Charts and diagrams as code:
========

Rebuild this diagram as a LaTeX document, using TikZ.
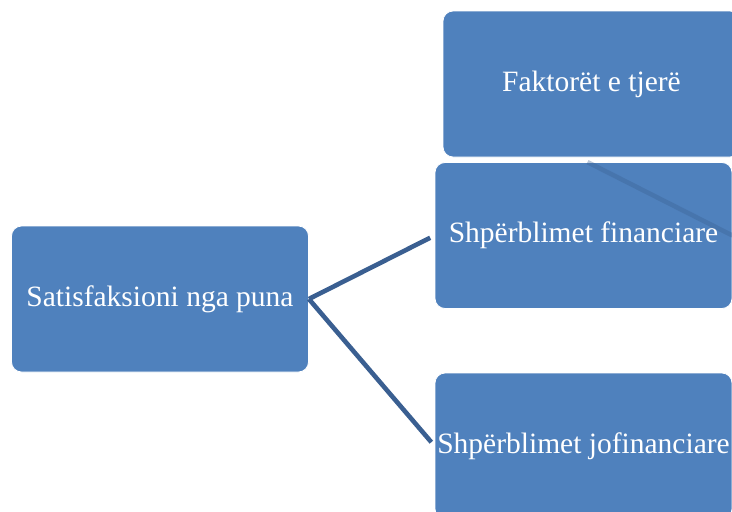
\documentclass[tikz,border=0pt]{standalone}
\usepackage{fontspec}
\setmainfont{Liberation Serif}
\definecolor{boxblue}{RGB}{79,129,189}
\definecolor{linkblue}{RGB}{58,95,145}
\begin{document}
\begin{tikzpicture}[x=1pt,y=-1pt,
  card/.style={rectangle, rounded corners=10pt, fill=boxblue, draw=white, line width=0.8pt,
    minimum width=297pt, minimum height=146pt, inner sep=0pt,
    text=white, font=\fontsize{29.5}{34}\selectfont},
  link/.style={draw=linkblue, line width=4.6pt, shorten >=5pt},
  ghost/.style={draw=linkblue, line width=4.6pt, opacity=0.35}]
\useasboundingbox (0,0) rectangle (732,512);
\clip (0,0) rectangle (732,512);
\node[card] (top) at (591.5,84) {Faktorët e tjerë};
\node[card] (mid) at (583.5,235.5) {Shpërblimet financiare};
\node[card] (bot) at (583.5,446) {Shpërblimet jofinanciare};
\node[card] (left) at (160,299) {Satisfaksioni nga puna};
\draw[ghost] ([xshift=4pt]mid.north) -- (mid.east);
\draw[link] (left.east) -- (mid.west);
\draw[link] (left.east) -- (bot.west);
\end{tikzpicture}
\end{document}
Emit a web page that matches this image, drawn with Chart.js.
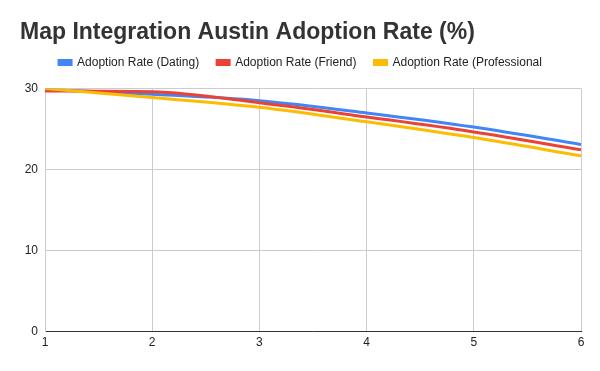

========

-- WHAT THE EXERCISE ASKS --
Retype all entries exactly as they appear, dropping the images.

-- EXERCISE ANSWER --
Rebuild this diagram as a LaTeX document, using TikZ.
\documentclass[tikz,border=0pt]{standalone}
\usepackage{fontspec}
\setmainfont{Liberation Serif}
\definecolor{boxblue}{RGB}{79,129,189}
\definecolor{linkblue}{RGB}{58,95,145}
\begin{document}
\begin{tikzpicture}[x=1pt,y=-1pt,
  card/.style={rectangle, rounded corners=10pt, fill=boxblue, draw=white, line width=0.8pt,
    minimum width=297pt, minimum height=146pt, inner sep=0pt,
    text=white, font=\fontsize{29.5}{34}\selectfont},
  link/.style={draw=linkblue, line width=4.6pt, shorten >=5pt},
  ghost/.style={draw=linkblue, line width=4.6pt, opacity=0.35}]
\useasboundingbox (0,0) rectangle (732,512);
\clip (0,0) rectangle (732,512);
\node[card] (top) at (591.5,84) {Faktorët e tjerë};
\node[card] (mid) at (583.5,235.5) {Shpërblimet financiare};
\node[card] (bot) at (583.5,446) {Shpërblimet jofinanciare};
\node[card] (left) at (160,299) {Satisfaksioni nga puna};
\draw[ghost] ([xshift=4pt]mid.north) -- (mid.east);
\draw[link] (left.east) -- (mid.west);
\draw[link] (left.east) -- (bot.west);
\end{tikzpicture}
\end{document}
Emit a web page that matches this image, drawn with Chart.js.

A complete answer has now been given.